«Lee-sten!». Un ricordo di Lee Konitz

di Giorgio Cùscito (*)

L’ho visto suonare, e suonava sempre. Cioè, voglio dire, suonava anche mentre non suonava: durante gli assoli degli altri si sedeva, magari sul bordo del piccolo palco quasi a contatto con noi del pubblico, con il suo sax contralto appeso al collo e lo sguardo nel vuoto, ma continuava a essere totalmente immerso nella musica. Ho provato a parlargli – inopinatamente – durante uno di questi momenti, ma fu come risvegliarlo da uno stato di trance. Fece un salto, mi pentii, ma imparai cosa vuol dire veramente ASCOLTARE. Un ascolto attivo, partecipe, totale come quello di un maestro Zen.

Oppure poteva notare di non essere a sua volta abbastanza ascoltato mentre suonava, magari da parte di un batterista bravo ma non abbastanza attento, e allora poteva smettere di suonare. Poteva mettersi a fischiettare, magari. E poi mettersi a ridere. Poteva fare qualsiasi cosa pur di essere ASCOLTATO. Pur di creare una vera e autentica connessione fra i musicisti sul palco. Pur di essere tutti svegli, e mai addormentati nei clichés e nelle note di maniera.

Così era Lee Konitz, classe 1927, morto il 15 aprile scorso di coronavirus a New York. Uno dei tanti, troppi musicisti di jazz uccisi in poco tempo dal nuovo, pesante male: Wallace Roney, Ellis Marsalis, Bucky Pizzarelli, Eddy Davis, di tutti Konitz è il più importante. Attivo fin dalla metà degli anni quaranta, fu in quel periodo l’unica vera alternativa al genio del sassofono contralto, Charlie Parker. All’espressionismo e alla veemenza “bluesy” di Parker, Konitz opponeva uno stile rilassatissimo ancorché efficace, dal suono timbrato e composto, quasi da musica classica: come a rimarcare – ancor più di quanto faceva Parker – l’importanza assoluta dello stile di Lester Young. Del resto, nel programma di studi del suo mentore e maestro, il formidabile pianista – originario di Aversa – Lennie Tristano, c’era la memorizzazione profonda e introiettata degli assoli dei grandi della tradizione jazzistica: fra i quali Louis Armstrong certamente, ma anche gli introversi Bix Beiderbecke e Lester Young.

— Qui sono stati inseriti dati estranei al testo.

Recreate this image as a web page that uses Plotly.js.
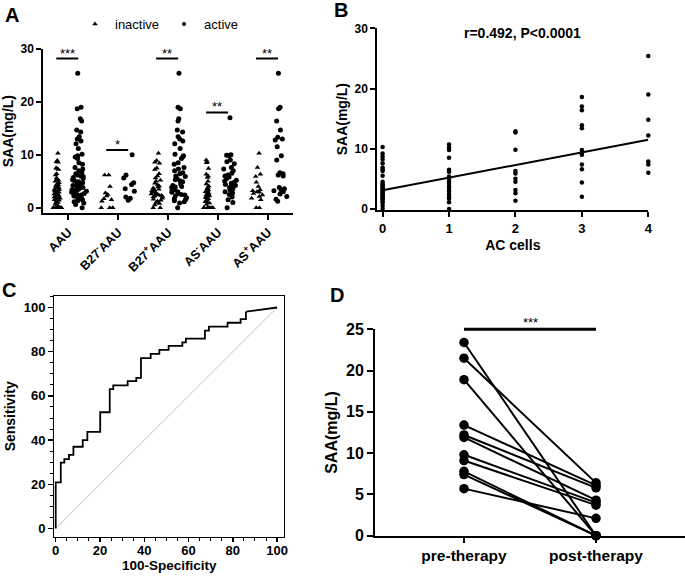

Talmente originale era lo stile di Konitz che Miles Davis lo volle al suo fianco nel 1949 per il suo primo progetto da leader, le storiche registrazioni successivamente riunite sotto il titolo “Birth Of The Cool”. E durante tutti gli anni cinquanta consolidò la propria arte dell’improvvisazione “pura” assieme all’amico e anima gemella musicale Warne Marsh, anche lui proveniente dalla scuola di Tristano.

Successivamente la popolarità di Konitz crebbe enormemente, nel momento in cui decise di agire da solo: armato solo di un sassofono e di una valigetta, cominciò a viaggiare in lungo e in largo per il mondo, suonando con i (migliori) musicisti che incontrava in loco, spesso decidendo il repertorio direttamente a cena, poco prima del concerto. Tanto, per lui, non c’era bisogno di prove: bastava ascoltarsi.

Amava suonare le canzoni americane, i cosiddetti “standards”: secondo lui erano patrimonio comune per tutti i jazzisti del mondo, e tanto ci credeva che cominciava a suonare i brani senza nemmeno dire il titolo, lasciando spesso di stucco i suoi accompagnatori. Un’altra sua convinzione – e lo dimostrava sera dopo sera – era che non c’era troppo bisogno di scrivere pezzi nuovi, perché un vero improvvisatore poteva suonare lo stesso brano migliaia di volte, e ogni volta in un modo completamente diverso.

Lee Konitz ha lasciato una mole di registrazioni impressionante, ha tenuto concerti di altissimo livello fino alla fine della vita, e ha lasciato un segno profondissimo e una impressione indelebile in chiunque abbia avuto modo di incontrarlo, di suonarci insieme o di ascoltarlo. La sua eredità musicale è viva: il suo stile unico ha influenzato legioni di musicisti in tutto il mondo; in Italia si possono citare almeno lo “storico” Cesare Marchini di Genova e il giovane Gabriele Colarossi di Roma come attenti seguaci del suo stile sassofonistico.

Giorgio Cùscito è pianista, sassofonista, arrangiatore e compositore di jazz (Roma, 1965). Già autore di «Archivio del Jazz» per Radiotre RAI.